In the latter half, author and retired professor Anthony Hamilton shared mind enhancement techniques which can result in greater happiness and prosperity. Our minds are like a time machine, he commented, with memories a connection to the past, and goals and daydreams, a pathway to the future. Researchers using an fMRI to study brain function discovered that past memories and future daydreams both look the same in the brain, he noted. We can use our "inner senses" to look outside the present and see other areas of time, and this is really the source of our creative power, "but it has to be harnessed, focused, and controlled," he said.

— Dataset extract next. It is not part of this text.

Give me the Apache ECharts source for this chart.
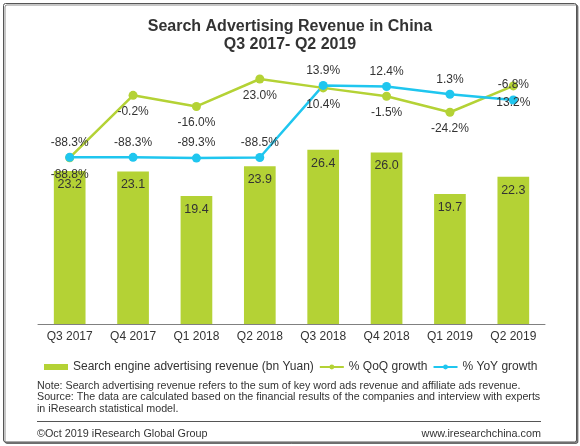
<!DOCTYPE html>
<html lang="en">
<head>
    <meta charset="UTF-8">
    <title>Search Advertising Revenue in China</title>
    <script src="https://cdn.jsdelivr.net/npm/echarts@6.0.0/dist/echarts.min.js"></script>
    <style>
        html, body { margin: 0; padding: 0; background: #fff; }
        #chart { width: 580px; height: 446px; }
    </style>
</head>
<body>
<div id="chart"></div>
<script>
// data
const quarters = ['Q3 2017', 'Q4 2017', 'Q1 2018', 'Q2 2018', 'Q3 2018', 'Q4 2018', 'Q1 2019', 'Q2 2019'];
const revenue = [23.2, 23.1, 19.4, 23.9, 26.4, 26.0, 19.7, 22.3];
const qoqGrowth = [-88.8, -0.2, -16.0, 23.0, 10.4, -1.5, -24.2, 13.2];
const yoyGrowth = [-88.3, -88.3, -89.3, -88.5, 13.9, 12.4, 1.3, -6.8];

const noteLines = [
    'Note: Search advertising revenue refers to the sum of key word ads revenue and affiliate ads revenue.',
    'Source: The data are calculated based on the financial results of the companies and interview with experts',
    'in iResearch statistical model.'
];

const FONT = '"Liberation Sans", Arial, sans-serif';
const GREEN = '#b4d235';
const BLUE = '#1fc6ef';
const TEXT = '#333';

const chart = echarts.init(document.getElementById('chart'));

// notes + footer as plain graphic text
const noteY = [385.7, 397.3, 409];
const graphics = [
    {
        type: 'rect', z: -10,
        shape: { x: 3.5, y: 3.5, width: 573, height: 438.5, r: 2 },
        style: { fill: '#fff', stroke: '#555', lineWidth: 1,
                 shadowColor: 'rgba(0,0,0,0.45)', shadowOffsetX: 1.5, shadowOffsetY: 1.5 }
    },
    {
        type: 'line',
        shape: { x1: 37, y1: 421.5, x2: 541, y2: 421.5 },
        style: { stroke: '#555', lineWidth: 1 }
    },
    {
        type: 'text', x: 37, y: 434,
        style: { text: '\u00a9Oct 2019 iResearch Global Group', fill: TEXT,
                 font: '10.8px ' + FONT, verticalAlign: 'middle' }
    },
    {
        type: 'text', x: 541, y: 434,
        style: { text: 'www.iresearchchina.com', fill: TEXT, align: 'right',
                 font: '10.8px ' + FONT, verticalAlign: 'middle' }
    }
];
noteLines.forEach((t, i) => {
    graphics.push({
        type: 'text', x: 37, y: noteY[i],
        style: { text: t, fill: TEXT, font: '10.7px ' + FONT, verticalAlign: 'middle' }
    });
});

chart.setOption({
    animation: false,
    textStyle: { fontFamily: FONT, color: TEXT },
    title: {
        text: 'Search Advertising Revenue in China\nQ3 2017- Q2 2019',
        left: 'center',
        top: 13,
        textStyle: { fontSize: 16, fontWeight: 'bold', color: TEXT, lineHeight: 17.5 }
    },
    legend: {
        left: 39,
        top: 356,
        itemWidth: 24,
        itemHeight: 6,
        itemGap: 5,
        textStyle: { fontSize: 12, color: TEXT },
        data: [
            { name: 'Search engine advertising revenue (bn Yuan)', icon: 'rect' },
            '% QoQ growth',
            '% YoY growth'
        ]
    },
    grid: { left: 38, right: 35, top: 60, bottom: 122 },
    xAxis: {
        type: 'category',
        data: quarters,
        axisLine: { lineStyle: { color: '#808080', width: 1 } },
        axisTick: { show: false },
        axisLabel: { fontSize: 12, color: TEXT, margin: 7 }
    },
    yAxis: [
        { type: 'value', min: 0, max: 40, show: false, splitLine: { show: false } },
        { type: 'value', min: -325, max: 50, show: false, splitLine: { show: false } }
    ],
    series: [
        {
            name: 'Search engine advertising revenue (bn Yuan)',
            type: 'bar',
            data: revenue,
            barWidth: '50%',
            itemStyle: { color: GREEN },
            label: {
                show: true, position: 'insideTop', distance: 7,
                fontSize: 12.5, color: TEXT,
                formatter: p => p.value.toFixed(1)
            }
        },
        {
            name: '% QoQ growth',
            type: 'line',
            yAxisIndex: 1,
            data: qoqGrowth,
            symbol: 'circle',
            symbolSize: 9,
            lineStyle: { color: GREEN, width: 2.5 },
            itemStyle: { color: GREEN },
            label: {
                show: true, position: 'bottom', distance: 6,
                fontSize: 12, color: TEXT,
                formatter: p => p.value.toFixed(1) + '%'
            }
        },
        {
            name: '% YoY growth',
            type: 'line',
            yAxisIndex: 1,
            data: yoyGrowth,
            symbol: 'circle',
            symbolSize: 9,
            lineStyle: { color: BLUE, width: 2.5 },
            itemStyle: { color: BLUE },
            label: {
                show: true, position: 'top', distance: 4.5,
                fontSize: 12, color: TEXT,
                formatter: p => p.value.toFixed(1) + '%'
            }
        }
    ],
    graphic: graphics
});
</script>
</body>
</html>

The "Law of Attraction" is a way to sharpen your attention or focus, and can be done through visualization, creating a dream board, writing down goals, or repeating affirmations like "I am now attracting the perfect opportunity," he detailed. It works by energizing the brain's reticular activating system, triggering the mind to pay attention to something and be attuned to specific possibilities, he explained. Hamilton outlined his "Magic Carpet" concept, in which a person makes a list of their past successes or high points and then closes their eyes and recalls that event and the associated feelings, which can be brought into the present. He also spoke about a technique to revisit past failures, in which you view the situation as though in third person, and learn positive things about the experience, which can transform the negativity.